There's an economic modeling constraint that agents should be acting in a 'Individually Rational' way. While it can be taken too far, it does force one to at least make clear the specific cognitive error people are making which is often the key to their argument (eg, make people rational in their mind, but ignoring or overweighting extreme events). Those investors chasing returns here seem to be highly irrational, taking on extra risk for zero expected return. I do think investors are drawn to excess volatility, but his point seems to simply be it's all randomness, and so his main twist is actually simply an assertion about the ubiquity of chance, not that it exists. Taleb takes a reasonable, but rather common observation--luck matters--and then extrapolates that it's all luck, or more so now than before.


Interestingly, the alternative is that one listen more to the manager's theory than his data, but then in other writings Taleb ridicules theorists for fitting the real world into the Procrustean bed of an elegant but irrelevant worldview.

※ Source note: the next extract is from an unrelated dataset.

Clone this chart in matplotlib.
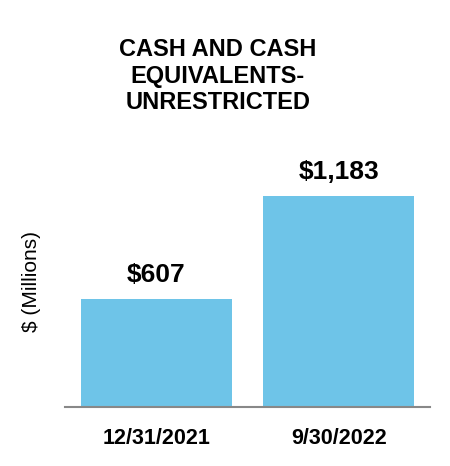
import matplotlib
matplotlib.use('Agg')
import matplotlib.pyplot as plt

plt.rcParams['font.family'] = ['Liberation Sans', 'DejaVu Sans']

categories = ['12/31/2021', '9/30/2022']
values = [607, 1183]
value_labels = ['$607', '$1,183']

fig = plt.figure(figsize=(4.5, 4.66), dpi=100)
ax = fig.add_axes([65 / 450, 59 / 466, 365 / 450, 250 / 466])

x = list(range(len(categories)))
ax.bar(x, values, width=0.83, color='#6EC4E8', zorder=2)
for xi, v, lab in zip(x, values, value_labels):
    ax.text(xi, v + 135, lab, ha='center', va='center', fontsize=19, fontweight='bold')

ax.set_xlim(-0.5, 1.5)
ax.set_ylim(0, 1400)
ax.set_xticks(x)
ax.set_xticklabels(categories, fontsize=15.5, fontweight='bold')
ax.tick_params(axis='x', length=0, pad=15)
ax.set_yticks([])
for s in ['top', 'right', 'left']:
    ax.spines[s].set_visible(False)
ax.spines['bottom'].set_color('#888888')
ax.spines['bottom'].set_linewidth(1.5)

ax.set_ylabel('$ (Millions)', fontsize=15)
ax.yaxis.set_label_coords(-0.066, 0.5)

fig.text(218 / 450, 1 - 76 / 466, 'CASH AND CASH\nEQUIVALENTS-\nUNRESTRICTED', ha='center', va='center',
         fontsize=17, fontweight='bold', linespacing=1.22)

fig.savefig('out.png', dpi=100)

Effort, skill, and chance are all important, and I think increased factor mobility and travel has made effort and skill more important than it was in prior centuries, where one was much more substantially constrained by the accidental inheritance of family and place.

MtMoru said...

And Warren Buffet, if I've interpreted him correctly, thinks that innate talent itself should be regarded by the talented as lucky. 'Pay your taxes and don't complain', he says.

It would be much less of an issue if the poor were prevented from having children.